• **BRIEF**
Your copy should hold exactly the lines from the one containing "Rebuild this chart as a Python" to the one containing "fig = plt.figure(figsize=(W", inclusive, with no pictures.

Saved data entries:
"""
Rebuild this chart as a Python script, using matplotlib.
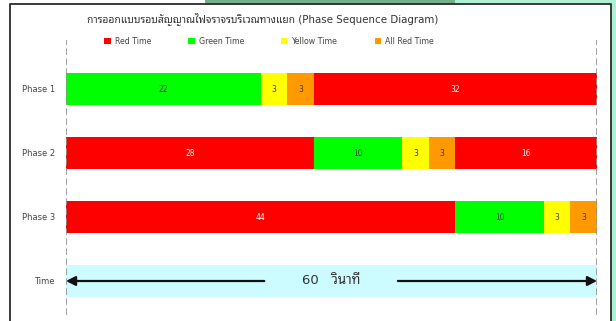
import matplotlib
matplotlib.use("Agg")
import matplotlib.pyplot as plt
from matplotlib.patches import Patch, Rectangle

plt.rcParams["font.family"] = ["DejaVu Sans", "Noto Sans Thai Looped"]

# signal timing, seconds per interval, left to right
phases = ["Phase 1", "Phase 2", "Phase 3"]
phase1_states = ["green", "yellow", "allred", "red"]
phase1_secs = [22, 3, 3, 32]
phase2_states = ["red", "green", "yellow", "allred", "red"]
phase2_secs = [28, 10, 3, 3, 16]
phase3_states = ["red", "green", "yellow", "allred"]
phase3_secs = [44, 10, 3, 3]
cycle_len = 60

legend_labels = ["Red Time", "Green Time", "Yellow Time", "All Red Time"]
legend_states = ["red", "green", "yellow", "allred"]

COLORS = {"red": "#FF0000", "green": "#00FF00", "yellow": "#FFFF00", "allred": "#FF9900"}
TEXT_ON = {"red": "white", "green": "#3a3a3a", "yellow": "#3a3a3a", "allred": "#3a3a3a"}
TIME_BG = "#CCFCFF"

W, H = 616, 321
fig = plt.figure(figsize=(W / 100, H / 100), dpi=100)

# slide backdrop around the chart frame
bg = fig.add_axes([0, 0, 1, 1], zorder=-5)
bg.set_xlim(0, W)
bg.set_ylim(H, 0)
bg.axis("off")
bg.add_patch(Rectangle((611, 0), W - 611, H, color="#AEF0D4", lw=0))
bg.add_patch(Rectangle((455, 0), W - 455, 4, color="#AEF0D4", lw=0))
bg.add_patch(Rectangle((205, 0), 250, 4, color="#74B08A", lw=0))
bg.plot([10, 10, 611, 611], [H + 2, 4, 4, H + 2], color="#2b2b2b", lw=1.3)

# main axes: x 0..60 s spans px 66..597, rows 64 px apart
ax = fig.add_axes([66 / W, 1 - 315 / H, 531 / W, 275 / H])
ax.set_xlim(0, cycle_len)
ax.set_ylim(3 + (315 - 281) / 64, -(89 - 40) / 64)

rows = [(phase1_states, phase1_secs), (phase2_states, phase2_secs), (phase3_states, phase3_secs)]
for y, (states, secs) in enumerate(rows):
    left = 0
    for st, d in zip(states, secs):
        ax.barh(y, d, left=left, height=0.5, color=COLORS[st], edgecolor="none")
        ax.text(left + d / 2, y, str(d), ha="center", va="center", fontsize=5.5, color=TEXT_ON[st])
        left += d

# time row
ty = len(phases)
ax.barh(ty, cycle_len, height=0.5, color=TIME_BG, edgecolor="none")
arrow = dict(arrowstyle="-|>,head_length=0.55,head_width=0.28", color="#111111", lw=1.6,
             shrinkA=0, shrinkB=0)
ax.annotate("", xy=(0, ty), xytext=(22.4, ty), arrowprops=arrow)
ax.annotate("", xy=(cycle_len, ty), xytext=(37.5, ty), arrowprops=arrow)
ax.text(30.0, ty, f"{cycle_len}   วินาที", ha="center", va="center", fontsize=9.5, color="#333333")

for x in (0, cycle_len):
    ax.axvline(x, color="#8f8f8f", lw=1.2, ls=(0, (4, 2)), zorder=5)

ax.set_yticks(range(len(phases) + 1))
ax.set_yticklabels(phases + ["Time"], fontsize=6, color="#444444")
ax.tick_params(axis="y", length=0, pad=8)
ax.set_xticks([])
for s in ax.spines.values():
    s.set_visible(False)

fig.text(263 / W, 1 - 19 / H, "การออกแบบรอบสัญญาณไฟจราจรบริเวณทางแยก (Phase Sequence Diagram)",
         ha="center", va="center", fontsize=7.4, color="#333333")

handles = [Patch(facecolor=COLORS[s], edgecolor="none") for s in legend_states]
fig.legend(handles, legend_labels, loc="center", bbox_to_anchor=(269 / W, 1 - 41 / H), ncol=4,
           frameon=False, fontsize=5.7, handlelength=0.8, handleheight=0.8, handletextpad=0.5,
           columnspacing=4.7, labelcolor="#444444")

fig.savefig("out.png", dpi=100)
"""
"""
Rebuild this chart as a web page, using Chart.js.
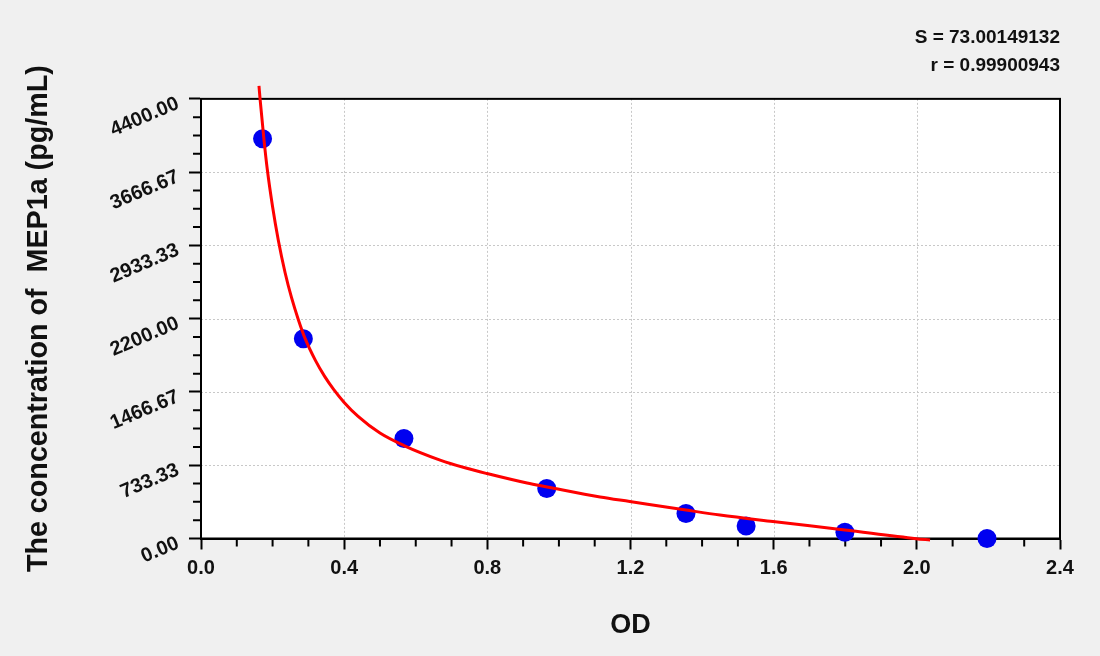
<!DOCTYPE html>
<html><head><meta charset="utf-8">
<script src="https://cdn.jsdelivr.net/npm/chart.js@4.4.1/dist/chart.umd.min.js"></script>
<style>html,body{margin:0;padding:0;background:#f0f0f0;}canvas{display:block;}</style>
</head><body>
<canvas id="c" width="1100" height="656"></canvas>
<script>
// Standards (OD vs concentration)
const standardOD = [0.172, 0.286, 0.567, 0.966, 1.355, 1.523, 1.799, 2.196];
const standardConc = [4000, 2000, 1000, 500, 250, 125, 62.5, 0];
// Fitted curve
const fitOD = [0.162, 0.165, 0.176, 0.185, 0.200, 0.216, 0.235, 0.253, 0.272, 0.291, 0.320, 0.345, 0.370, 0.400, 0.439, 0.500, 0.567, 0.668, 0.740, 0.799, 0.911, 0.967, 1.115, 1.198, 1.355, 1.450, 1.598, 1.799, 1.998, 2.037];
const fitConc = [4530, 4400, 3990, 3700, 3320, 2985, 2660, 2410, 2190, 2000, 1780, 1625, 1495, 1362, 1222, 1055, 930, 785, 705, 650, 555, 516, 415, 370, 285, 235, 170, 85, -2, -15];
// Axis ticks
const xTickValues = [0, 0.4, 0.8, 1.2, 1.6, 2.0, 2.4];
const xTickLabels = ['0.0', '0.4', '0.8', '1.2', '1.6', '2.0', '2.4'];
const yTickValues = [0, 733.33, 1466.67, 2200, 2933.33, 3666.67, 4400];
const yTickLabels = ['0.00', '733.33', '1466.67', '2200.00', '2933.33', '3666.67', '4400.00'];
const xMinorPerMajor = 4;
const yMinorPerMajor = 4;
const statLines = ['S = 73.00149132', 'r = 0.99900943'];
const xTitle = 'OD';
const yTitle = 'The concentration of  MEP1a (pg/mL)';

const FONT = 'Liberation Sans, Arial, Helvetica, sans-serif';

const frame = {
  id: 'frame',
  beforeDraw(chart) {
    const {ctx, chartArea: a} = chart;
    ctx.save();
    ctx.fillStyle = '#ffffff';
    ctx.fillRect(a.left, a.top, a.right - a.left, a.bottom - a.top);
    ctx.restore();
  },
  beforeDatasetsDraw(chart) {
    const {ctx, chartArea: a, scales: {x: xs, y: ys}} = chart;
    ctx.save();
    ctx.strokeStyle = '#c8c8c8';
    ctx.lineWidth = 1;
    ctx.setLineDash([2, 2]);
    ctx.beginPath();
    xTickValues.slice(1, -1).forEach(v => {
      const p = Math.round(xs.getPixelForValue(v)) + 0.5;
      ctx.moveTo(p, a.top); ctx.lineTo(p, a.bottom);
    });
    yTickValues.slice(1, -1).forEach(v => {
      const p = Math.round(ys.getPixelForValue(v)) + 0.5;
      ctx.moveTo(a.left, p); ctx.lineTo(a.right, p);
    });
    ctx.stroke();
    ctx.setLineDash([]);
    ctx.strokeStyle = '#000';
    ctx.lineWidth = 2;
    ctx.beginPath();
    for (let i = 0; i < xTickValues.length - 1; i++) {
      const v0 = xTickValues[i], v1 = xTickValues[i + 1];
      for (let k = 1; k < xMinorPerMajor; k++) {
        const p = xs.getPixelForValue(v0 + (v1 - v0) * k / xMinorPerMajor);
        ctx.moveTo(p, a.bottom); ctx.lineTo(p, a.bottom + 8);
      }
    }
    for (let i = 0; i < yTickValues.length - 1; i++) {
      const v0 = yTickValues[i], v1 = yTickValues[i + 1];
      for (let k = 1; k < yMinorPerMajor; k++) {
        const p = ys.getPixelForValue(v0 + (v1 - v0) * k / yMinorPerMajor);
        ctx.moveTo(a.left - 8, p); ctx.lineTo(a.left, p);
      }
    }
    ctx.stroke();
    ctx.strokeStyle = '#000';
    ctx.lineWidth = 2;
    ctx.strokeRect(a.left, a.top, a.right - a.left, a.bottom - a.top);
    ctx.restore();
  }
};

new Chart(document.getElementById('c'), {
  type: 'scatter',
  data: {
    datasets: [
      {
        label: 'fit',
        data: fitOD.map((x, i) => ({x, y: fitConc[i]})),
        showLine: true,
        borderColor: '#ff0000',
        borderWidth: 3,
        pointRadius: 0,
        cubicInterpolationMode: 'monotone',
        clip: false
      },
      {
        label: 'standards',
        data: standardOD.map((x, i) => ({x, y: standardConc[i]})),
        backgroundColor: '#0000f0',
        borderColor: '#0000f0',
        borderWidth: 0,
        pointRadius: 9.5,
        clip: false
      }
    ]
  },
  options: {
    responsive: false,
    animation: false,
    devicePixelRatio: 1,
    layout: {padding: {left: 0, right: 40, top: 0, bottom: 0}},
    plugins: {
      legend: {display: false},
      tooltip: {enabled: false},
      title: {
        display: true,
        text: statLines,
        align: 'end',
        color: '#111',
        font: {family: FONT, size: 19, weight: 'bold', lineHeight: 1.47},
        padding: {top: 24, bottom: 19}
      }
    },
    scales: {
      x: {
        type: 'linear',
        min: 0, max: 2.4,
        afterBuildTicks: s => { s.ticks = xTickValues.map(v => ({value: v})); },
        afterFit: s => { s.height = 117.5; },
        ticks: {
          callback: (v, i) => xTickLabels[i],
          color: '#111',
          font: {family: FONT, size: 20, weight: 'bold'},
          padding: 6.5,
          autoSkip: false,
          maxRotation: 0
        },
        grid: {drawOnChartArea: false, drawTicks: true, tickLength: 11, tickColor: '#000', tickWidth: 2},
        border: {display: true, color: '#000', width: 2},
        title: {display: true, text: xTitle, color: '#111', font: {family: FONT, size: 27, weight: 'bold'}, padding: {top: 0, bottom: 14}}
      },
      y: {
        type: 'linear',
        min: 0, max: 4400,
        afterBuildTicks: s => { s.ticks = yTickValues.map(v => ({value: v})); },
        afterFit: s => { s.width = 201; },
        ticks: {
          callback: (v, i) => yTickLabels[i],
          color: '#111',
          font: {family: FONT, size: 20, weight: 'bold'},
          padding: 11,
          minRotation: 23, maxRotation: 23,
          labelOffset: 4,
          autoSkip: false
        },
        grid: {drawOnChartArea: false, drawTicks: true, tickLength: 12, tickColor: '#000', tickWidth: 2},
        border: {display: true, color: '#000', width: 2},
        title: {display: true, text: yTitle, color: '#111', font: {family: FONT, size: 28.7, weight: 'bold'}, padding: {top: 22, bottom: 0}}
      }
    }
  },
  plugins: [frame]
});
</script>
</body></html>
"""
• **OUTPUT FOR THIS TASK**
Rebuild this chart as a Python script, using matplotlib.
import matplotlib
matplotlib.use("Agg")
import matplotlib.pyplot as plt
from matplotlib.patches import Patch, Rectangle

plt.rcParams["font.family"] = ["DejaVu Sans", "Noto Sans Thai Looped"]

# signal timing, seconds per interval, left to right
phases = ["Phase 1", "Phase 2", "Phase 3"]
phase1_states = ["green", "yellow", "allred", "red"]
phase1_secs = [22, 3, 3, 32]
phase2_states = ["red", "green", "yellow", "allred", "red"]
phase2_secs = [28, 10, 3, 3, 16]
phase3_states = ["red", "green", "yellow", "allred"]
phase3_secs = [44, 10, 3, 3]
cycle_len = 60

legend_labels = ["Red Time", "Green Time", "Yellow Time", "All Red Time"]
legend_states = ["red", "green", "yellow", "allred"]

COLORS = {"red": "#FF0000", "green": "#00FF00", "yellow": "#FFFF00", "allred": "#FF9900"}
TEXT_ON = {"red": "white", "green": "#3a3a3a", "yellow": "#3a3a3a", "allred": "#3a3a3a"}
TIME_BG = "#CCFCFF"

W, H = 616, 321
fig = plt.figure(figsize=(W / 100, H / 100), dpi=100)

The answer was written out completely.